White students at Princeton who who were told their scores on a game of miniature golf reflected their natural athletic ability did much worse then those who were just told to play a round; Black students in the same experiment showed no such variation. On the other hand, when the Black subjects were told the game was a test of “sports strategic intelligence,” they did much worse that those who weren’t told anything.
What’s going on here? Steele makes the case that we internalize stereotypes – so White students are unconsciously living up to the gross generalization that they don’t have tremendous natural physical ability, and the Black students are similarly hobbled by an internalized view that they’re not great at strategic thinking.

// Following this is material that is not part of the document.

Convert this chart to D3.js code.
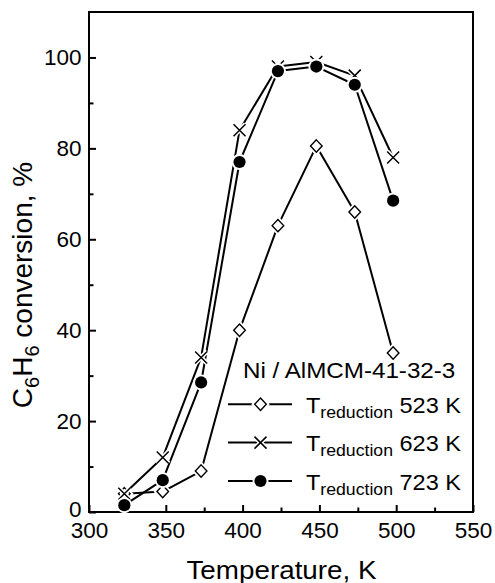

It’s an interesting theory – and I confess I haven’t finished the book, so I don’t know much more than that – but the experimental results are remarkable. He cites another study where women do better on a math test when they’re told it doesn’t reflect gender differences than when they simply take the test – again, evidence that our internal perceptions of ourselves, and about what we are and aren’t supposed to be good at, affect our actual performance.
Which is really fascinating stuff, and throws up all sorts of questions of identity, stereotype and self-stigmatization. But what has this got to do with data journalism?
Well, OK, not much. At least, not much directly. But it does point to the need to better understand all the biases in the data we collect and use. All data has bias, of course – in terms of what it’s intended to measure, how it was collected and categorized, what it does and doesn’t cover, and so on. And good journalists recognize that, and adjust for it, in the same way that good journalists understand the biases of their sources and adjust for those, too.
What these experiments highlight is how many more things could bias the data we get that aren’t visible at all. We may have girls’ and boys’ test scores, for example, and even study the questions in detail – but it’s hard to know, unless it’s documented somewhere, or part of an experiment, what was said to the test-takers, or how the test was described to them. (Other researchers have also cataloged the impact of “priming” people with images, words or numbers before tests, but there’s clearly lots we don’t know about what factors affect test results. And that’s just tests – what about the impact of extraneous factors on other types of data-gathering?)
Of course, that’s not to say we should throw all – or any – data, or data journalism, out. It’s a key part of the modern world, and hence should be a key part of modern journalism. But this is a lesson in making sure we understand as much as we can about how any piece of information is collected – even the parts of it that aren’t readily apparent – so that we can come to smarter, and more nuanced findings.